EXERCISE INSTRUCTIONS:
Copy out the listing that follows, exact in every word, and skip the images.

--- STORED DATA ---

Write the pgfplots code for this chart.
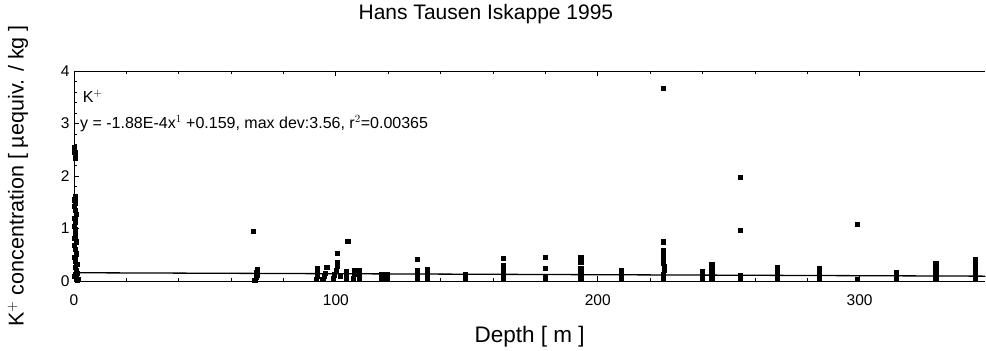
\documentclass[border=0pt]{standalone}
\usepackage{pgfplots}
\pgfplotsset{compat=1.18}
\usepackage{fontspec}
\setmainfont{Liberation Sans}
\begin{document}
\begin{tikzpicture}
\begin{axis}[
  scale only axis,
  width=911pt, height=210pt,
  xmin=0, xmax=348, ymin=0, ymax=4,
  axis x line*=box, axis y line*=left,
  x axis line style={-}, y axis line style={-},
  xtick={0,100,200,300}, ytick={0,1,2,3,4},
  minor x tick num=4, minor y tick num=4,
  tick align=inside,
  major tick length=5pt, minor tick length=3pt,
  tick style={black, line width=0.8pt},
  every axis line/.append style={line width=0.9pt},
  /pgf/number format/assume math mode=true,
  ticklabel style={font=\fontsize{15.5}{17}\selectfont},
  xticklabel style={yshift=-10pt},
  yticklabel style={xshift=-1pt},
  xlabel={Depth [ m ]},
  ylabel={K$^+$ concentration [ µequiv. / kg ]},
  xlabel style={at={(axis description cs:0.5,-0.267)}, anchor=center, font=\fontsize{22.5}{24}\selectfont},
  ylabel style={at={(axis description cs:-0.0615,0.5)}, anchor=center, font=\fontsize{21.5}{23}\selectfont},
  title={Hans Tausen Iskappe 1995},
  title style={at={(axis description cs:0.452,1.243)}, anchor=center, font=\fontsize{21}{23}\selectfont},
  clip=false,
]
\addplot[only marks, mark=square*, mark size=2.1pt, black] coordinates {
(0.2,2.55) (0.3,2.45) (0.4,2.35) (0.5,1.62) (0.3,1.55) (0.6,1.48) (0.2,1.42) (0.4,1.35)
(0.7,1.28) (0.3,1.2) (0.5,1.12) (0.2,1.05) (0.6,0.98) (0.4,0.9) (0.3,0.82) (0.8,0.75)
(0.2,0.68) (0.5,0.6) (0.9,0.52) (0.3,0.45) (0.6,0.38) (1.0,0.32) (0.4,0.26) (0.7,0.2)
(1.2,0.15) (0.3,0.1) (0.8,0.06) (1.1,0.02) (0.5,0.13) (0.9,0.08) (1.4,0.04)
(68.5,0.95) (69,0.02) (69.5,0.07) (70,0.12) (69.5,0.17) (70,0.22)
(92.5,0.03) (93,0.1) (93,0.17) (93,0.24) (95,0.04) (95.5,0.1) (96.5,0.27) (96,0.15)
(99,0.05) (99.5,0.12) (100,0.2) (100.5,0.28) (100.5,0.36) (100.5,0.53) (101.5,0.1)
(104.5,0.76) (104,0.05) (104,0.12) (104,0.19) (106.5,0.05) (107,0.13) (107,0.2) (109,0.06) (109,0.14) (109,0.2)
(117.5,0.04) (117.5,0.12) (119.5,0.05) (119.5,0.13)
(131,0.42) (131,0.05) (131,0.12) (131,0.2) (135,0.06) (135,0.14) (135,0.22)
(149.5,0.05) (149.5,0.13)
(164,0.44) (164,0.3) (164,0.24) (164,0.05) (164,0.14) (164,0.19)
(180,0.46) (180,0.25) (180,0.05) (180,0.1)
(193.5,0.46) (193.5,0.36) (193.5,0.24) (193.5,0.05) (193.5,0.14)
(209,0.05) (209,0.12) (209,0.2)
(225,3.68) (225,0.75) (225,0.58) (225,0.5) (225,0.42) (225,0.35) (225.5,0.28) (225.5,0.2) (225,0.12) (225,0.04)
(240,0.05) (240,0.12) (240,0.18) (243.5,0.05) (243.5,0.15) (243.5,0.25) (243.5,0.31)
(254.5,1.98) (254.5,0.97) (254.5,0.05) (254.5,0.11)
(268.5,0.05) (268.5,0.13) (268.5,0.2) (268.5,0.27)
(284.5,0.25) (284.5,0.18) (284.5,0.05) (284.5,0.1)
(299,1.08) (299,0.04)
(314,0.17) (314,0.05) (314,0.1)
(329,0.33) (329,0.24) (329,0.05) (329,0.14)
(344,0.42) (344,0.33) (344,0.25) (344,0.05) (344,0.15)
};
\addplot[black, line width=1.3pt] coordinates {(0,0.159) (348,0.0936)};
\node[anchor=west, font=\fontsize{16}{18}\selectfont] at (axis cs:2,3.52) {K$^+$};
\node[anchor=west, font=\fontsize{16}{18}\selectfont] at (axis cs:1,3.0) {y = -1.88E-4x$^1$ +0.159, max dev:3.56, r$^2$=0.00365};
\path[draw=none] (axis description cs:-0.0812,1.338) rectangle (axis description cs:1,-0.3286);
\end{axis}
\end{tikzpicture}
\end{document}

---

SOLVED EXERCISE:
Write the pgfplots code for this chart.
\documentclass[border=0pt]{standalone}
\usepackage{pgfplots}
\pgfplotsset{compat=1.18}
\usepackage{fontspec}
\setmainfont{Liberation Sans}
\begin{document}
\begin{tikzpicture}
\begin{axis}[
  scale only axis,
  width=911pt, height=210pt,
  xmin=0, xmax=348, ymin=0, ymax=4,
  axis x line*=box, axis y line*=left,
  x axis line style={-}, y axis line style={-},
  xtick={0,100,200,300}, ytick={0,1,2,3,4},
  minor x tick num=4, minor y tick num=4,
  tick align=inside,
  major tick length=5pt, minor tick length=3pt,
  tick style={black, line width=0.8pt},
  every axis line/.append style={line width=0.9pt},
  /pgf/number format/assume math mode=true,
  ticklabel style={font=\fontsize{15.5}{17}\selectfont},
  xticklabel style={yshift=-10pt},
  yticklabel style={xshift=-1pt},
  xlabel={Depth [ m ]},
  ylabel={K$^+$ concentration [ µequiv. / kg ]},
  xlabel style={at={(axis description cs:0.5,-0.267)}, anchor=center, font=\fontsize{22.5}{24}\selectfont},
  ylabel style={at={(axis description cs:-0.0615,0.5)}, anchor=center, font=\fontsize{21.5}{23}\selectfont},
  title={Hans Tausen Iskappe 1995},
  title style={at={(axis description cs:0.452,1.243)}, anchor=center, font=\fontsize{21}{23}\selectfont},
  clip=false,
]
\addplot[only marks, mark=square*, mark size=2.1pt, black] coordinates {
(0.2,2.55) (0.3,2.45) (0.4,2.35) (0.5,1.62) (0.3,1.55) (0.6,1.48) (0.2,1.42) (0.4,1.35)
(0.7,1.28) (0.3,1.2) (0.5,1.12) (0.2,1.05) (0.6,0.98) (0.4,0.9) (0.3,0.82) (0.8,0.75)
(0.2,0.68) (0.5,0.6) (0.9,0.52) (0.3,0.45) (0.6,0.38) (1.0,0.32) (0.4,0.26) (0.7,0.2)
(1.2,0.15) (0.3,0.1) (0.8,0.06) (1.1,0.02) (0.5,0.13) (0.9,0.08) (1.4,0.04)
(68.5,0.95) (69,0.02) (69.5,0.07) (70,0.12) (69.5,0.17) (70,0.22)
(92.5,0.03) (93,0.1) (93,0.17) (93,0.24) (95,0.04) (95.5,0.1) (96.5,0.27) (96,0.15)
(99,0.05) (99.5,0.12) (100,0.2) (100.5,0.28) (100.5,0.36) (100.5,0.53) (101.5,0.1)
(104.5,0.76) (104,0.05) (104,0.12) (104,0.19) (106.5,0.05) (107,0.13) (107,0.2) (109,0.06) (109,0.14) (109,0.2)
(117.5,0.04) (117.5,0.12) (119.5,0.05) (119.5,0.13)
(131,0.42) (131,0.05) (131,0.12) (131,0.2) (135,0.06) (135,0.14) (135,0.22)
(149.5,0.05) (149.5,0.13)
(164,0.44) (164,0.3) (164,0.24) (164,0.05) (164,0.14) (164,0.19)
(180,0.46) (180,0.25) (180,0.05) (180,0.1)
(193.5,0.46) (193.5,0.36) (193.5,0.24) (193.5,0.05) (193.5,0.14)
(209,0.05) (209,0.12) (209,0.2)
(225,3.68) (225,0.75) (225,0.58) (225,0.5) (225,0.42) (225,0.35) (225.5,0.28) (225.5,0.2) (225,0.12) (225,0.04)
(240,0.05) (240,0.12) (240,0.18) (243.5,0.05) (243.5,0.15) (243.5,0.25) (243.5,0.31)
(254.5,1.98) (254.5,0.97) (254.5,0.05) (254.5,0.11)
(268.5,0.05) (268.5,0.13) (268.5,0.2) (268.5,0.27)
(284.5,0.25) (284.5,0.18) (284.5,0.05) (284.5,0.1)
(299,1.08) (299,0.04)
(314,0.17) (314,0.05) (314,0.1)
(329,0.33) (329,0.24) (329,0.05) (329,0.14)
(344,0.42) (344,0.33) (344,0.25) (344,0.05) (344,0.15)
};
\addplot[black, line width=1.3pt] coordinates {(0,0.159) (348,0.0936)};
\node[anchor=west, font=\fontsize{16}{18}\selectfont] at (axis cs:2,3.52) {K$^+$};
\node[anchor=west, font=\fontsize{16}{18}\selectfont] at (axis cs:1,3.0) {y = -1.88E-4x$^1$ +0.159, max dev:3.56, r$^2$=0.00365};
\path[draw=none] (axis description cs:-0.0812,1.338) rectangle (axis description cs:1,-0.3286);
\end{axis}
\end{tikzpicture}
\end{document}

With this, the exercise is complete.